Dec. 20 (Bloomberg) -- Philippine 10-year bonds rose following an upgrade to the country’s credit-rating outlook and before the government reports its budget balance for November this week. The peso advanced.
Standard & Poor’s raised its outlook for the Philippines last week, citing “strong external liquidity and signs of improving growth prospects.” The company’s long-term foreign- currency rating of BB is two levels below investment grade. The 10-month budget deficit was 74.3 billion pesos ($1.7 billion), compared with 270.3 billion pesos a year earlier, the government reported on Nov. 30.
“There’s no reason for interest rates to eventually go up given the positive macroeconomic fundamentals surrounding the government finances,” said Jonathan Ravelas, chief market strategist at Banco de Oro Unibank Inc., the Philippines’ largest lender.
The yield on the government’s 5.75 percent bonds due November 2021 fell nine basis points, or 0.09 percentage point, to 5.548 percent in Manila, according to noon fixing prices from Philippine Dealing & Exchange Corp. That’s the lowest level for a benchmark 10-year note since at least 1998, according to data compiled by Bloomberg.
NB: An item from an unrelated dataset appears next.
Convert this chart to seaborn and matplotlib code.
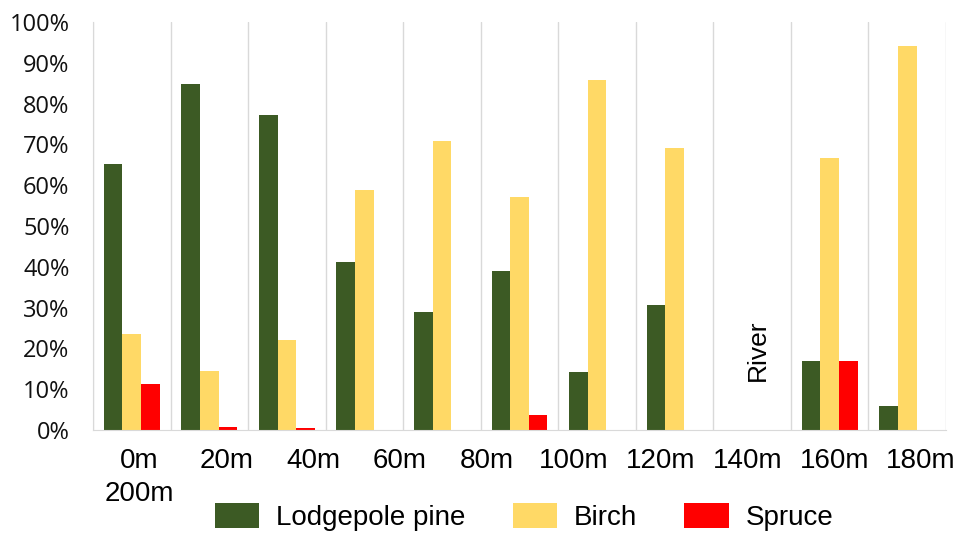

The fiscal deficit probably widened in November as the government paid bonuses and increased spending on public works, Budget Secretary Butch Abad told reporters on Dec. 16.
Money Sent Home
The peso appreciated on speculation remittances from Filipinos working overseas picked up before Christmas. The currency climbed 0.3 percent to 43.872 per dollar at the close in Manila, according to Tullett Prebon Plc. The currency touched 44.323 on Dec. 15, the weakest level since Jan. 31.
“There were last-minute flows from remittances,” Banco de Oro Unibank’s Ravelas said.
Money sent home by Philippine citizens abroad may have risen in November and may sustain that trend in December, central bank Deputy Governor Diwa Guinigundo said in Manila yesterday.
Remittances, which account for 10 percent of the Philippines’ $200 billion economy, increased at a slower pace in October, rising 6.2 percent from a year earlier, compared with an increase of 8.4 percent the previous month, the central bank said on Dec. 15.